A correspondent (whose signature, “Lang Bemis,” is more or less familiar to the public) contributes the following:
As I passed along by one of those monster American tea stores in New York, I found a Chinaman sitting before it acting in the capacity of a sign. Everybody that passed by gave him a steady stare as long as their heads would twist over their shoulders without dislocating their necks, and a large group had stopped to stare deliberately.
Is it not a shame that we who prate so much about civilization and humanity are content to degrade a fellow-being to such an office as this? Is it not time for reflection when we find ourselves willing to see in such a being, in such a situation, matter merely for frivolous curiosity instead of regret and grave reflection? Here was a poor creature whom hard fortune had exiled from his natural home beyond the seas, and whose troubles ought to have touched these idle strangers that thronged about him; but did it? Apparently not.
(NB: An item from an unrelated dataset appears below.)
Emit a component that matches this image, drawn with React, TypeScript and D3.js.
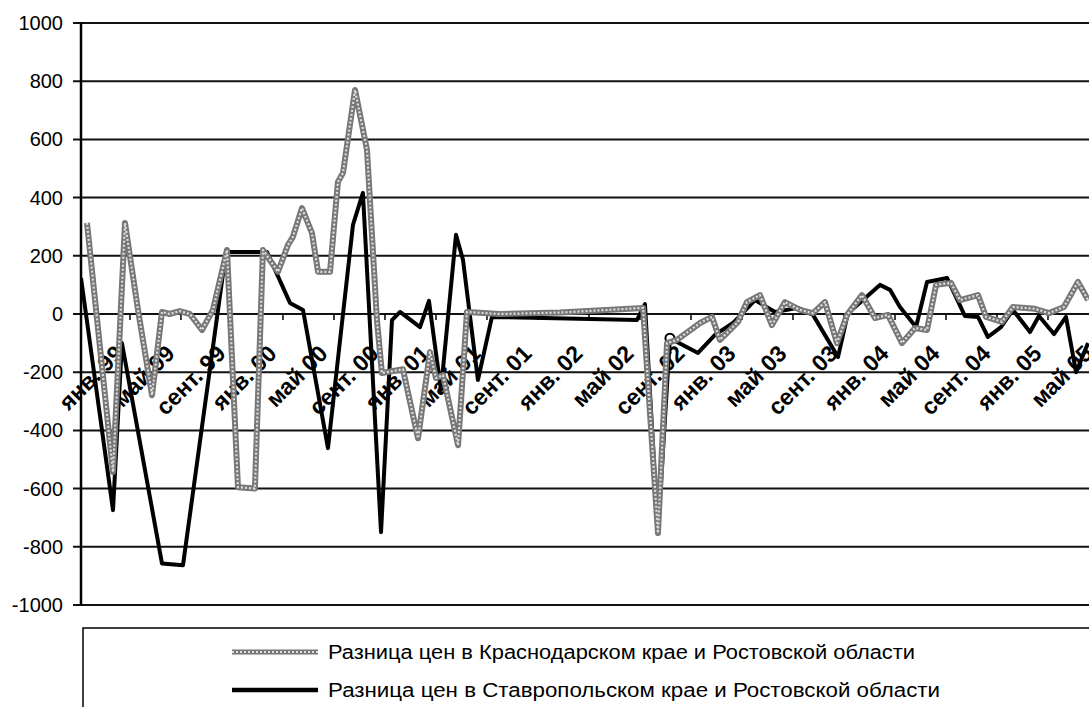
import React from "react";
import * as d3 from "d3";

// ---- data ----
const yTicks = [-1000, -800, -600, -400, -200, 0, 200, 400, 600, 800, 1000];
const xTickLabels = [
  "янв. 99", "май 99", "сент. 99", "янв. 00", "май 00", "сент. 00",
  "янв. 01", "май 01", "сент. 01", "янв. 02", "май 02", "сент. 02",
  "янв. 03", "май 03", "сент. 03", "янв. 04", "май 04", "сент. 04",
  "янв. 05", "май 05",
];
// month offsets from "янв. 99" for each tick label
const xTickMonths = [0, 4, 8, 12, 16, 20, 24, 28, 32, 36, 40, 44, 48, 52, 56, 60, 64, 68, 72, 76];

const seriesNames = [
  "Разница цен в Краснодарском крае и Ростовской области",
  "Разница цен в Ставропольском крае и Ростовской области",
];

// Krasnodar – Rostov (grey patterned line)
const krasMonths = [
  -3.37, -1.33, -0.39, 0.63, 1.73, 2.51, 3.1, 3.9, 4.7, 5.65, 6.51, 7.61, 8.47, 9.8,
  10.43, 11.61, 12.39, 12.78, 13.49, 14.27, 14.75, 15.69, 16.31, 16.71, 17.65, 18.59,
  19.37, 19.76, 21.41, 22.59, 23.53, 24.0, 24.55, 25.73, 26.43, 29.02, 33.73, 40.24,
  41.41, 42.12, 42.9, 44.71, 45.65, 46.27, 47.69, 48.39, 49.41, 50.35, 51.37, 52.55,
  53.57, 54.51, 55.45, 56.24, 57.41, 58.43, 59.45, 60.55, 61.57, 62.51, 63.22, 64.39,
  65.1, 66.51, 67.14, 68.39, 69.25, 70.98, 72.08, 73.25, 74.35, 75.14,
];
const krasValues = [
  313, -543, 313, 14, -279, 7, 0, 10, 0, -55, 14, 220, -595, -600,
  220, 145, 237, 265, 364, 279, 145, 145, 454, 485, 770, 564,
  -21, -203, -190, -427, -131, -220, -210, -451, 7, 0, 5, 21,
  -753, -100, -89, -31, -10, -89, -27, 41, 65, -38, 41, 14,
  3, 41, -100, -3, 65, -14, -3, -100, -48, -55, 100, 107,
  48, 65, -10, -27, 24, 18, 3, 24, 110, 48,
];

// Stavropol – Rostov (black line)
const stavMonths = [
  -3.84, -1.33, -0.63, 2.51, 4.16, 7.53, 10.75, 12.55, 13.57, 15.53, 17.49, 18.27,
  19.69, 20.55, 21.18, 22.75, 23.45, 24.39, 25.57, 26.12, 27.29, 28.39, 39.76, 40.39,
  41.41, 42.35, 44.55, 45.88, 47.29, 49.02, 50.59, 52.39, 53.57, 55.53, 56.31, 58.82,
  59.61, 60.39, 61.65, 62.51, 64.08, 65.49, 66.51, 67.29, 68.31, 69.25, 70.59, 71.29,
  72.47, 73.41, 74.2, 75.14,
];
const stavValues = [
  124, -674, -100, -857, -863, 213, 213, 38, 14, -461, 306, 416,
  -750, -21, 7, -45, 45, -261, 272, 186, -227, -10, -21, 34,
  -750, -83, -134, -72, -31, 48, 7, 21, -3, -148, 3, 100,
  83, 24, -45, 110, 124, -7, -10, -79, -45, 14, -62, -7,
  -69, -10, -200, -100,
];
const markerIndex = 25;

// ---- layout ----
const W = 1089;
const H = 707;
const plotLeft = 81;
const plotRight = 1089;
const plotTop = 23;
const plotBottom = 605;

const xScale = d3.scaleLinear().domain([-3.84, 76]).range([plotLeft, 1099]);
const yScale = d3.scaleLinear().domain([-1000, 1000]).range([plotBottom, plotTop]);

const line = d3
  .line<[number, number]>()
  .x((d) => xScale(d[0]))
  .y((d) => yScale(d[1]));

const krasData: [number, number][] = krasMonths.map((m, i) => [m, krasValues[i]]);
const stavData: [number, number][] = stavMonths.map((m, i) => [m, stavValues[i]]);

export default function App() {
  const y0 = yScale(0);
  const font = "'Liberation Sans', Arial, Helvetica, sans-serif";
  return (
    <svg
      width={W}
      height={H}
      style={{ position: "absolute", left: 0, top: 0, background: "#fff" }}
      fontFamily={font}
    >
      <defs>
        <clipPath id="plotClip">
          <rect x={plotLeft} y={0} width={plotRight - plotLeft} height={plotBottom + 5} />
        </clipPath>
      </defs>
      <rect x={0} y={0} width={W} height={H} fill="#fff" />

      {/* gridlines */}
      {yTicks.map((t) => (
        <line
          key={"g" + t}
          x1={73}
          x2={plotRight}
          y1={yScale(t)}
          y2={yScale(t)}
          stroke="#111"
          strokeWidth={2}
        />
      ))}
      {/* y axis */}
      <line x1={plotLeft} x2={plotLeft} y1={plotTop} y2={plotBottom} stroke="#000" strokeWidth={2.5} />
      {yTicks.map((t) => (
        <text key={"yl" + t} x={63} y={yScale(t)} dy="0.35em" textAnchor="end" fontSize={20} fill="#000">
          {t}
        </text>
      ))}

      {/* x ticks */}
      {xTickMonths.map((m) => (
        <line
          key={"xt" + m}
          x1={xScale(m)}
          x2={xScale(m)}
          y1={y0}
          y2={y0 + 6}
          stroke="#000"
          strokeWidth={1.5}
        />
      ))}

      {/* x labels (drawn beneath series, as in reference) */}
      {xTickLabels.map((lab, i) => (
        <text
          key={"xl" + i}
          transform={`translate(${xScale(xTickMonths[i]) - 5},${355}) rotate(-45)`}
          textAnchor="end"
          fontSize={23}
          fontWeight="bold"
          fill="#000"
        >
          {lab}
        </text>
      ))}

      {/* series */}
      <g clipPath="url(#plotClip)">
        <path d={line(stavData) || ""} fill="none" stroke="#000" strokeWidth={4} strokeLinejoin="round" />
        <circle
          cx={xScale(stavMonths[markerIndex])}
          cy={yScale(stavValues[markerIndex])}
          r={4.5}
          fill="#fff"
          stroke="#000"
          strokeWidth={2}
        />
        <path d={line(krasData) || ""} fill="none" stroke="#777" strokeWidth={6} strokeLinejoin="round" />
        <path
          d={line(krasData) || ""}
          fill="none"
          stroke="#dedede"
          strokeWidth={2.2}
          strokeDasharray="2 2"
          strokeLinejoin="round"
        />
      </g>

      {/* legend */}
      <path d={`M83,${H} V628 H${W}`} fill="none" stroke="#000" strokeWidth={1.5} />
      <line x1={232} x2={318} y1={652} y2={652} stroke="#777" strokeWidth={5} />
      <line x1={232} x2={318} y1={652} y2={652} stroke="#dedede" strokeWidth={2} strokeDasharray="2 2" />
      <text x={328} y={652} dy="0.35em" fontSize={20} fill="#000" textLength={587} lengthAdjust="spacingAndGlyphs">
        {seriesNames[0]}
      </text>
      <line x1={232} x2={318} y1={690} y2={690} stroke="#000" strokeWidth={4.5} />
      <text x={328} y={690} dy="0.35em" fontSize={20} fill="#000" textLength={612} lengthAdjust="spacingAndGlyphs">
        {seriesNames[1]}
      </text>
    </svg>
  );
}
Men calling themselves the superior race, the race of culture and of gentle blood, scanned his quaint Chinese hat, with peaked roof and ball on top; and his long queue dangling down his back; his short silken blouse, curiously frogged and figured (and, like the rest of his raiment, rusty, dilapidated, and awkwardly put on); his blue cotton, tight-legged pants tied close around the ankles, and his clumsy, blunt-toed shoes with thick cork soles; and having so scanned him from head to foot, cracked some unseemly joke about his outlandish attire or his melancholy face, and passed on. In my heart I pitied the friendless Mongol. I wondered what was passing behind his sad face, and what distant scene his vacant eye was dreaming of. Were his thoughts with his heart, ten thousand miles away, beyond the billowy wastes of the Pacific? among the rice-fields and the plumy palms of China? under the shadows of remembered mountain-peaks, or in groves of bloomy shrubs and strange forest trees unknown to climes like ours? and now and then, rippling among his visions and his dreams did he hear familiar laughter and half-forgotten voices, and did he catch fitful glimpses of the friendly faces of a by-gone time? A cruel fate it is, I said, that is befallen this bronzed wanderer; a cheerless destiny enough. In order that the group of idlers might be touched at least by the words of the poor fellow, since the appeal of his pauper dress and his dreary exile was lost upon them, I touched him on the shoulder and said:
“Cheer up — don’t be down-hearted. It is not America that treats you in this way — it is merely one citizen, whose greed of gain has eaten the humanity out of his heart. America has a broader hospitality for the exiled and oppressed. America and Americans are always ready to help the unfortunate. Money shall be raised — you shall go back to China –you shall see your friends again. What wages do they pay you here?”
“Divil a cint but four dollars a week and find meself; but it’s aisy, barrin’ the bloody furrin clothes that’s so expinsive.”
The exile remains at his post. The New York tea merchants who need picturesque signs are not likely to run out of Chinamen.